Tuesday, January 20, 2009

On Hope, Change

I am on my lunch break right now, watching the Inaugural luncheon and getting ready for the parade to tie a big bow on the meat of the day's events. Sure there are plenty of parties to keep an eye on tonight, but as far as the big ticket items go, we're getting to the end of the road.

From election night to today, I've been thinking a lot about the man I helped to elect and how all of this fits into the big picture. More to the point, I've been keeping an eye on how the transition unfolded with regards to the people around me who didn't vote for Obama this time.

Of the endless Facebook sniping from both sides it boiled down to two refrains:

1.) Anyone who voted for Obama is blindly following his cult of celebrity and variants on the Internet rumors.
2.) Anyone who didn't is a close-minded racist who was an idiot for continuing to support former President Bush.

None of these ideas are fully formed for me yet, but I have a few rhetorical questions that I keep coming back to:

* What's so bad about idealism? I know it's shorthand for youth, inexperience and blind stupidity, but at its base levels, what is so bad about aspiring to the ideal?
* For that matter what's so damaging about a candidate who trades in hope for the country and its citizens? I can see skepticism, but on its own, hope isn't such a bad thing.

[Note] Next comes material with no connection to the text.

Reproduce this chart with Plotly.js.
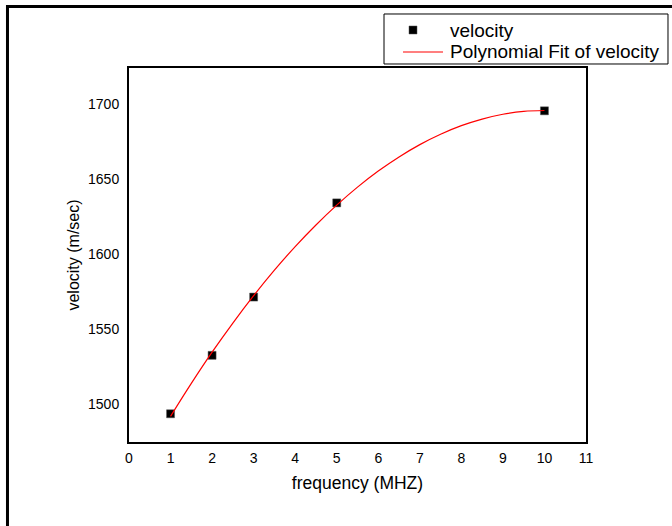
<!DOCTYPE html>
<html>
<head>
<meta charset="utf-8">
<script src="https://cdn.plot.ly/plotly-3.0.1.min.js"></script>
<style>
html,body{margin:0;padding:0;background:#fff;}
#chart{width:672px;height:526px;}
</style>
</head>
<body>
<div id="chart"></div>
<script>
// measured data
var frequency = [1, 2, 3, 5, 10];
var velocity = [1493.8, 1532.7, 1571.5, 1634.2, 1695.5];

// polynomial fit curve
var fitX = [1, 1.5, 2, 2.5, 3, 3.5, 4, 4.5, 5, 5.5, 6, 6.5, 7, 7.5, 8, 8.5, 9, 9.5, 10];
var fitY = [1492.1, 1514.0, 1534.8, 1554.2, 1572.4, 1589.4, 1605.1, 1619.5, 1632.7, 1644.7,
            1655.4, 1664.8, 1673.0, 1679.9, 1685.6, 1690.0, 1693.2, 1695.1, 1695.7];

var xTicks = [0, 1, 2, 3, 4, 5, 6, 7, 8, 9, 10, 11];
var yTicks = [1500, 1550, 1600, 1650, 1700];
var legendNames = ["velocity", "Polynomial Fit of velocity"];

var font = "Liberation Sans, Arial, sans-serif";

var traces = [
  {
    x: frequency, y: velocity, mode: "markers", type: "scatter", name: legendNames[0],
    marker: {symbol: "square", size: 8, color: "#000", line: {color: "#555", width: 0.5}}
  },
  {
    x: fitX, y: fitY, mode: "lines", type: "scatter", name: legendNames[1],
    line: {color: "#ff0000", width: 1.2, shape: "spline"}
  }
];

// legend drawn as paper-positioned shapes + annotations
var legendShapes = [
  {type: "rect", xref: "paper", yref: "paper", x0: 0.558, x1: 1.1794, y0: 1.0107, y1: 1.1444,
   line: {color: "#000", width: 1}, fillcolor: "#fff", layer: "above"},
  {type: "rect", xref: "paper", yref: "paper", x0: 0.6127, x1: 0.6302, y0: 1.0909, y1: 1.1123,
   line: {color: "#555", width: 0.5}, fillcolor: "#000", layer: "above"},
  {type: "line", xref: "paper", yref: "paper", x0: 0.5996, x1: 0.6871, y0: 1.0428, y1: 1.0428,
   line: {color: "#ff0000", width: 1.2}, layer: "above"}
];
var legendAnnotations = [
  {xref: "paper", yref: "paper", x: 0.6985, y: 1.1016, xanchor: "left", yanchor: "middle",
   text: legendNames[0], showarrow: false, font: {family: font, size: 19, color: "#000"}},
  {xref: "paper", yref: "paper", x: 0.6985, y: 1.0428, xanchor: "left", yanchor: "middle",
   text: legendNames[1], showarrow: false, font: {family: font, size: 19, color: "#000"}}
];

var layout = {
  width: 672, height: 526,
  margin: {l: 129, r: 86, t: 68, b: 84, pad: 0, autoexpand: false},
  paper_bgcolor: "#fff", plot_bgcolor: "#fff",
  font: {family: font, color: "#000", size: 14},
  showlegend: false,
  xaxis: {
    range: [0, 11], tickvals: xTicks, ticktext: xTicks.map(String),
    showgrid: false, zeroline: false, ticks: "", ticklabelstandoff: 2,
    showline: true, linecolor: "#000", linewidth: 2, mirror: true,
    tickfont: {family: font, size: 14, color: "#000"},
    title: {text: "frequency (MHZ)", font: {family: font, size: 17.5, color: "#000"}, standoff: 12}
  },
  yaxis: {
    range: [1475, 1724], tickvals: yTicks, ticktext: yTicks.map(String),
    showgrid: false, zeroline: false, ticks: "", ticklabelstandoff: 5,
    showline: true, linecolor: "#000", linewidth: 2, mirror: true,
    tickfont: {family: font, size: 14, color: "#000"},
    title: {text: "velocity (m/sec)", font: {family: font, size: 16, color: "#000"}, standoff: 4}
  },
  shapes: [
    {type: "rect", xref: "paper", yref: "paper",
     x0: -0.2659, x1: 2, y0: -1, y1: 1.1644,
     line: {color: "#000", width: 3}, fillcolor: "rgba(0,0,0,0)", layer: "below"}
  ].concat(legendShapes),
  annotations: legendAnnotations
};

Plotly.newPlot("chart", traces, layout, {displayModeBar: false, staticPlot: true});
</script>
</body>
</html>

My wife watched the Oath of Office from a crowded waiting room at the University of Chicago Hospitals in Hyde Park and said she was moved by being in such a diverse group as they watched the ceremony.

I was in the Pioneer Court in the shadow of the Tribune Tower with a small group of people who gathered to watch on two mobile big screens set up for the event. Many people brought their children to watch the event and more than a few tears were shed as President Obama addressed the country for the first time.

While much has been written and discussed about this being a new day for the United States and the sea change in America's political and social landscape, I believe that any president has a hard time making sweeping changes. That's not a bad thing, it's just the way our government is constructed and I wouldn't change that if given the chance.

To all of those who claim that he hasn't done anything of substance and doesn't deserve the adoration, that's a valid point. However, making a change politically is quite different from making a difference in the culture at large.

When it comes to that point, convince me that he hasn't done so already.